◆ Exercise goal:
Please print exactly the lines below, from the start of the material up to and including the line with "const DASH = [8, 3.5];", but none of the pictures.

## start

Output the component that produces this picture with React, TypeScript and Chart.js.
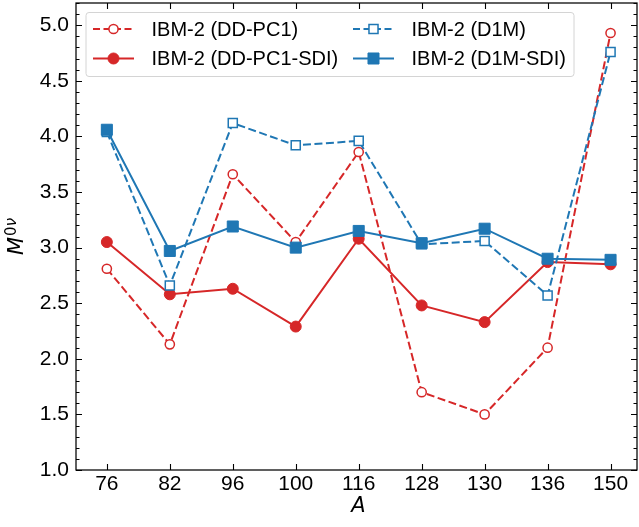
import React, { useEffect, useRef } from 'react';
import { Chart, registerables } from 'chart.js';

Chart.register(...registerables);

// ---- data ----
const categories = ['76', '82', '96', '100', '116', '128', '130', '136', '150'];
const ddpc1 = [2.81, 2.13, 3.66, 3.05, 3.86, 1.70, 1.50, 2.10, 4.93];
const ddpc1Sdi = [3.05, 2.58, 2.63, 2.29, 3.08, 2.48, 2.33, 2.87, 2.85];
const d1m = [4.04, 2.66, 4.12, 3.92, 3.96, 3.03, 3.06, 2.57, 4.76];
const d1mSdi = [4.06, 2.97, 3.19, 3.00, 3.15, 3.04, 3.17, 2.90, 2.89];
const yTicks = [1.0, 1.5, 2.0, 2.5, 3.0, 3.5, 4.0, 4.5, 5.0];
const legendLabels = ['IBM-2 (DD-PC1)', 'IBM-2 (DD-PC1-SDI)', 'IBM-2 (D1M)', 'IBM-2 (D1M-SDI)'];

const Y_MIN = 1.0;
const Y_MAX = 5.2;
const Y_MINOR = 0.1;
const X_MIN = -0.49;
const X_MAX = 8.42;

const RED = '#d62728';
const BLUE = '#1f77b4';
const SANS = '"Liberation Sans", Arial, sans-serif';
const MATH = '"DejaVu Sans", sans-serif';
const DASH = [8, 3.5];

type Style = { color: string; dashed: boolean; shape: 'circle' | 'rect'; filled: boolean };
const styles: Style[] = [
  { color: RED, dashed: true, shape: 'circle', filled: false },
  { color: RED, dashed: false, shape: 'circle', filled: true },
  { color: BLUE, dashed: true, shape: 'rect', filled: false },
  { color: BLUE, dashed: false, shape: 'rect', filled: true },
];
const series = [ddpc1, ddpc1Sdi, d1m, d1mSdi];

function markerRadius(s: Style) {
  if (s.shape === 'circle') return s.filled ? 5.5 : 4.6;
  return s.filled ? 7.8 : 6.4;
}

function drawMarker(ctx: CanvasRenderingContext2D, s: Style, x: number, y: number) {
  ctx.save();
  ctx.setLineDash([]);
  ctx.lineWidth = s.filled ? 1 : 1.5;
  ctx.strokeStyle = s.color;
  ctx.fillStyle = s.filled ? s.color : '#ffffff';
  ctx.beginPath();
  const r = markerRadius(s);
  if (s.shape === 'circle') {
    ctx.arc(x, y, r, 0, Math.PI * 2);
  } else {
    const h = Math.SQRT1_2 * r;
    ctx.rect(x - h, y - h, 2 * h, 2 * h);
  }
  ctx.fill();
  ctx.stroke();
  ctx.restore();
}

const decorPlugin = {
  id: 'decor',
  beforeDatasetsDraw(chart: any) {
    const { ctx, chartArea: a, scales } = chart;
    const x = scales.x;
    const y = scales.y;
    ctx.save();
    ctx.strokeStyle = '#000';
    ctx.lineWidth = 1.1;
    const major = 6;
    const minor = 3.5;
    ctx.beginPath();
    yTicks.forEach((v) => {
      const py = Math.round(y.getPixelForValue(v)) + 0.5;
      ctx.moveTo(a.left, py);
      ctx.lineTo(a.left + major, py);
      ctx.moveTo(a.right, py);
      ctx.lineTo(a.right - major, py);
    });
    const nMinor = Math.round((Y_MAX - Y_MIN) / Y_MINOR);
    for (let k = 0; k <= nMinor; k++) {
      const v = Y_MIN + k * Y_MINOR;
      if (yTicks.some((t) => Math.abs(t - v) < 1e-6)) continue;
      const py = Math.round(y.getPixelForValue(v)) + 0.5;
      ctx.moveTo(a.left, py);
      ctx.lineTo(a.left + minor, py);
      ctx.moveTo(a.right, py);
      ctx.lineTo(a.right - minor, py);
    }
    categories.forEach((_, i) => {
      const px = Math.round(x.getPixelForValue(i)) + 0.5;
      ctx.moveTo(px, a.bottom);
      ctx.lineTo(px, a.bottom - major);
      ctx.moveTo(px, a.top);
      ctx.lineTo(px, a.top + major);
    });
    ctx.stroke();
    ctx.restore();
  },
  afterDatasetsDraw(chart: any) {
    const { ctx, chartArea: a } = chart;
    ctx.save();
    // frame
    ctx.strokeStyle = '#000';
    ctx.lineWidth = 1.25;
    ctx.strokeRect(a.left, a.top, a.right - a.left, a.bottom - a.top);

    // legend
    const bx = a.left + 10;
    const by = a.top + 9.5;
    const bw = 488;
    const bh = 64;
    ctx.beginPath();
    const r = 3;
    ctx.moveTo(bx + r, by);
    ctx.lineTo(bx + bw - r, by);
    ctx.quadraticCurveTo(bx + bw, by, bx + bw, by + r);
    ctx.lineTo(bx + bw, by + bh - r);
    ctx.quadraticCurveTo(bx + bw, by + bh, bx + bw - r, by + bh);
    ctx.lineTo(bx + r, by + bh);
    ctx.quadraticCurveTo(bx, by + bh, bx, by + bh - r);
    ctx.lineTo(bx, by + r);
    ctx.quadraticCurveTo(bx, by, bx + r, by);
    ctx.fillStyle = 'rgba(255,255,255,0.8)';
    ctx.fill();
    ctx.strokeStyle = '#d4d4d4';
    ctx.lineWidth = 1;
    ctx.stroke();

    const rows = [by + 16.5, by + 46];
    const cols = [bx + 7, bx + 267];
    legendLabels.forEach((label, i) => {
      const s = styles[i];
      const col = cols[Math.floor(i / 2)];
      const ry = rows[i % 2];
      ctx.save();
      ctx.strokeStyle = s.color;
      ctx.lineWidth = 2;
      ctx.setLineDash(s.dashed ? [7, 3.5] : []);
      ctx.beginPath();
      ctx.moveTo(col, ry);
      ctx.lineTo(col + 41, ry);
      ctx.stroke();
      ctx.restore();
      drawMarker(ctx, s, col + 20.5, ry);
      ctx.fillStyle = '#000';
      ctx.font = `20px ${SANS}`;
      ctx.textAlign = 'left';
      ctx.textBaseline = 'middle';
      ctx.fillText(label, col + 58.5, ry + 1);
    });

    // y title: M^{0ν}
    ctx.save();
    ctx.fillStyle = '#000';
    const cy = (a.top + a.bottom) / 2;
    ctx.font = `italic 21px ${MATH}`;
    const wM = ctx.measureText('M').width;
    ctx.font = `15px ${MATH}`;
    const w0 = ctx.measureText('0').width;
    ctx.font = `italic 15px ${MATH}`;
    const wNu = ctx.measureText('ν').width;
    const total = wM + 1 + w0 + wNu;
    ctx.translate(23, cy + total / 2);
    ctx.rotate(-Math.PI / 2);
    ctx.textAlign = 'left';
    ctx.textBaseline = 'alphabetic';
    ctx.font = `italic 21px ${MATH}`;
    ctx.fillText('M', 0, 0);
    ctx.font = `15px ${MATH}`;
    ctx.fillText('0', wM + 1, -7);
    ctx.font = `italic 15px ${MATH}`;
    ctx.fillText('ν', wM + 1 + w0, -7);
    ctx.restore();

    // x title
    ctx.fillStyle = '#000';
    ctx.font = `italic 21px ${MATH}`;
    ctx.textAlign = 'center';
    ctx.textBaseline = 'middle';
    ctx.fillText('A', (a.left + a.right) / 2 + 2, 507);
    ctx.restore();
  },
};

export default function App() {
  const ref = useRef<HTMLCanvasElement | null>(null);

  useEffect(() => {
    const canvas = ref.current;
    if (!canvas) return;
    const datasets = series.map((vals, i) => {
      const s = styles[i];
      return {
        label: legendLabels[i],
        data: vals.map((v, k) => ({ x: k, y: v })),
        borderColor: s.color,
        backgroundColor: s.color,
        borderWidth: 2,
        borderDash: s.dashed ? DASH : [],
        pointStyle: s.shape,
        pointRadius: markerRadius(s),
        pointHoverRadius: markerRadius(s),
        pointBackgroundColor: s.filled ? s.color : '#ffffff',
        pointBorderColor: s.color,
        pointBorderWidth: s.filled ? 1 : 1.5,
        tension: 0,
        fill: false,
        clip: false as any,
        order: 4 - i,
      };
    });

    const chart = new Chart(canvas, {
      type: 'line',
      data: { datasets },
      options: {
        animation: false,
        responsive: false,
        devicePixelRatio: 1,
        events: [],
        layout: { autoPadding: false, padding: { top: 3, right: 2, left: 0, bottom: 0 } },
        plugins: {
          legend: { display: false },
          tooltip: { enabled: false },
          title: { display: false },
        },
        scales: {
          x: {
            type: 'linear',
            min: X_MIN,
            max: X_MAX,
            grid: { display: false, drawTicks: false },
            border: { display: false },
            afterBuildTicks: (axis: any) => {
              axis.ticks = categories.map((_, i) => ({ value: i }));
            },
            afterFit: (axis: any) => {
              axis.height = 57;
              axis.paddingLeft = 0;
              axis.paddingRight = 0;
              axis.paddingTop = 0;
              axis.paddingBottom = 0;
            },
            ticks: {
              autoSkip: false,
              maxRotation: 0,
              minRotation: 0,
              padding: 2,
              color: '#000',
              font: { family: SANS, size: 21 },
              callback: (v: any) => categories[Math.round(Number(v))] ?? '',
            },
          },
          y: {
            type: 'linear',
            min: Y_MIN,
            max: Y_MAX,
            grid: { display: false, drawTicks: false },
            border: { display: false },
            afterBuildTicks: (axis: any) => {
              axis.ticks = yTicks.map((v) => ({ value: v }));
            },
            afterFit: (axis: any) => {
              axis.width = 76;
              axis.paddingLeft = 0;
              axis.paddingRight = 0;
              axis.paddingTop = 0;
              axis.paddingBottom = 0;
            },
            ticks: {
              padding: 7,
              color: '#000',
              font: { family: SANS, size: 21 },
              callback: (v: any) => Number(v).toFixed(1),
            },
          },
        },
      },
      plugins: [decorPlugin],
    });
    return () => chart.destroy();
  }, []);

  return (
    <div style={{ position: 'absolute', left: 0, top: 0, width: 639, height: 527, background: '#fff' }}>
      <canvas ref={ref} width={639} height={527} style={{ width: 639, height: 527, display: 'block' }} />
    </div>
  );
}
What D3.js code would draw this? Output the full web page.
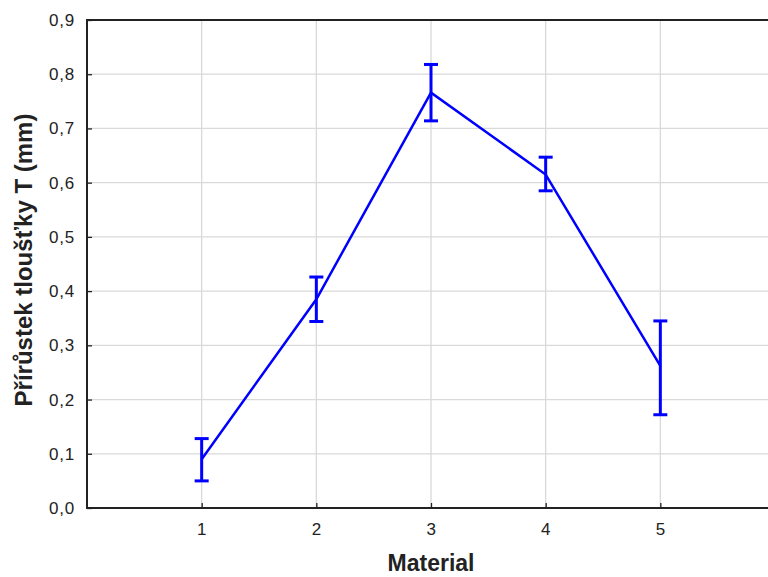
<!DOCTYPE html>
<html>
<head>
<meta charset="utf-8">
<script src="https://cdn.jsdelivr.net/npm/d3@7"></script>
<style>
  body { margin: 0; background: #fff; }
  svg { display: block; font-family: "Liberation Sans", Arial, sans-serif; }
</style>
</head>
<body>
<div id="chart"></div>
<script>
// Mean thickness increase per material, with error bar ends
const materials = [1, 2, 3, 4, 5];
const means = [0.090, 0.385, 0.766, 0.615, 0.262];
const errLow = [0.050, 0.344, 0.714, 0.585, 0.172];
const errHigh = [0.128, 0.426, 0.818, 0.647, 0.345];
const yTicks = [0, 0.1, 0.2, 0.3, 0.4, 0.5, 0.6, 0.7, 0.8, 0.9];

const width = 768, height = 577;
const margin = { top: 20, right: -7, bottom: 69, left: 87 };

const svg = d3.select("#chart").append("svg")
  .attr("width", width)
  .attr("height", height);

const x = d3.scaleLinear()
  .domain([0, 6])
  .range([margin.left, width - margin.right]);

const y = d3.scaleLinear()
  .domain([0, 0.9])
  .range([height - margin.bottom, margin.top]);

const fmt = d => d.toFixed(1).replace(".", ",");

// grid
svg.append("g")
  .selectAll("line")
  .data(yTicks.slice(1, -1))
  .join("line")
  .attr("x1", x(0)).attr("x2", x(6))
  .attr("y1", d => y(d)).attr("y2", d => y(d))
  .attr("stroke", "#d9d9d9").attr("stroke-width", 1.3);

svg.append("g")
  .selectAll("line")
  .data(materials)
  .join("line")
  .attr("x1", d => x(d)).attr("x2", d => x(d))
  .attr("y1", y(0)).attr("y2", y(0.9))
  .attr("stroke", "#d9d9d9").attr("stroke-width", 1.3);

// axes
const yAxis = svg.append("g")
  .attr("transform", `translate(${x(0)},0)`)
  .call(d3.axisLeft(y).tickValues(yTicks).tickFormat(fmt).tickSize(-5).tickPadding(12));
const xAxis = svg.append("g")
  .attr("transform", `translate(0,${y(0)})`)
  .call(d3.axisBottom(x).tickValues(materials).tickFormat(d3.format("d")).tickSize(-5).tickPadding(15));

[yAxis, xAxis].forEach(g => {
  g.select(".domain").remove();
  g.selectAll(".tick line").attr("stroke", "#222").attr("stroke-width", 1.3);
  g.selectAll(".tick text")
    .attr("font-size", 17)
    .attr("letter-spacing", 0.8)
    .attr("fill", "#222")
    .attr("font-family", "'Liberation Sans', Arial, sans-serif");
});

// frame
svg.append("path")
  .attr("d", `M${x(6)},${y(0.9)}H${x(0)}V${y(0)}H${x(6)}`)
  .attr("fill", "none")
  .attr("stroke", "#222")
  .attr("stroke-width", 2);

// line
const pts = materials.map((m, i) => ({ m, v: means[i], lo: errLow[i], hi: errHigh[i] }));
svg.append("path")
  .datum(pts)
  .attr("d", d3.line().x(d => x(d.m)).y(d => y(d.v)))
  .attr("fill", "none")
  .attr("stroke", "#0000ff")
  .attr("stroke-width", 2.5);

// error bars
const eb = svg.append("g").selectAll("g").data(pts).join("g")
  .attr("stroke", "#0000ff")
  .attr("stroke-width", 3);
eb.append("line")
  .attr("x1", d => x(d.m)).attr("x2", d => x(d.m))
  .attr("y1", d => y(d.lo)).attr("y2", d => y(d.hi));
eb.append("line")
  .attr("x1", d => x(d.m) - 7).attr("x2", d => x(d.m) + 7)
  .attr("y1", d => y(d.hi)).attr("y2", d => y(d.hi));
eb.append("line")
  .attr("x1", d => x(d.m) - 7).attr("x2", d => x(d.m) + 7)
  .attr("y1", d => y(d.lo)).attr("y2", d => y(d.lo));

// titles
svg.append("text")
  .attr("x", x(3)).attr("y", 571)
  .attr("text-anchor", "middle")
  .attr("font-size", 23).attr("font-weight", "bold").attr("fill", "#222")
  .text("Material");

svg.append("text")
  .attr("transform", `translate(32,260) rotate(-90)`)
  .attr("text-anchor", "middle")
  .attr("font-size", 24).attr("font-weight", "bold").attr("fill", "#222")
  .text("Přírůstek tloušťky T (mm)");
</script>
</body>
</html>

## end

◆ Result of the exercise:
Output the component that produces this picture with React, TypeScript and Chart.js.
import React, { useEffect, useRef } from 'react';
import { Chart, registerables } from 'chart.js';

Chart.register(...registerables);

// ---- data ----
const categories = ['76', '82', '96', '100', '116', '128', '130', '136', '150'];
const ddpc1 = [2.81, 2.13, 3.66, 3.05, 3.86, 1.70, 1.50, 2.10, 4.93];
const ddpc1Sdi = [3.05, 2.58, 2.63, 2.29, 3.08, 2.48, 2.33, 2.87, 2.85];
const d1m = [4.04, 2.66, 4.12, 3.92, 3.96, 3.03, 3.06, 2.57, 4.76];
const d1mSdi = [4.06, 2.97, 3.19, 3.00, 3.15, 3.04, 3.17, 2.90, 2.89];
const yTicks = [1.0, 1.5, 2.0, 2.5, 3.0, 3.5, 4.0, 4.5, 5.0];
const legendLabels = ['IBM-2 (DD-PC1)', 'IBM-2 (DD-PC1-SDI)', 'IBM-2 (D1M)', 'IBM-2 (D1M-SDI)'];

const Y_MIN = 1.0;
const Y_MAX = 5.2;
const Y_MINOR = 0.1;
const X_MIN = -0.49;
const X_MAX = 8.42;

const RED = '#d62728';
const BLUE = '#1f77b4';
const SANS = '"Liberation Sans", Arial, sans-serif';
const MATH = '"DejaVu Sans", sans-serif';
const DASH = [8, 3.5];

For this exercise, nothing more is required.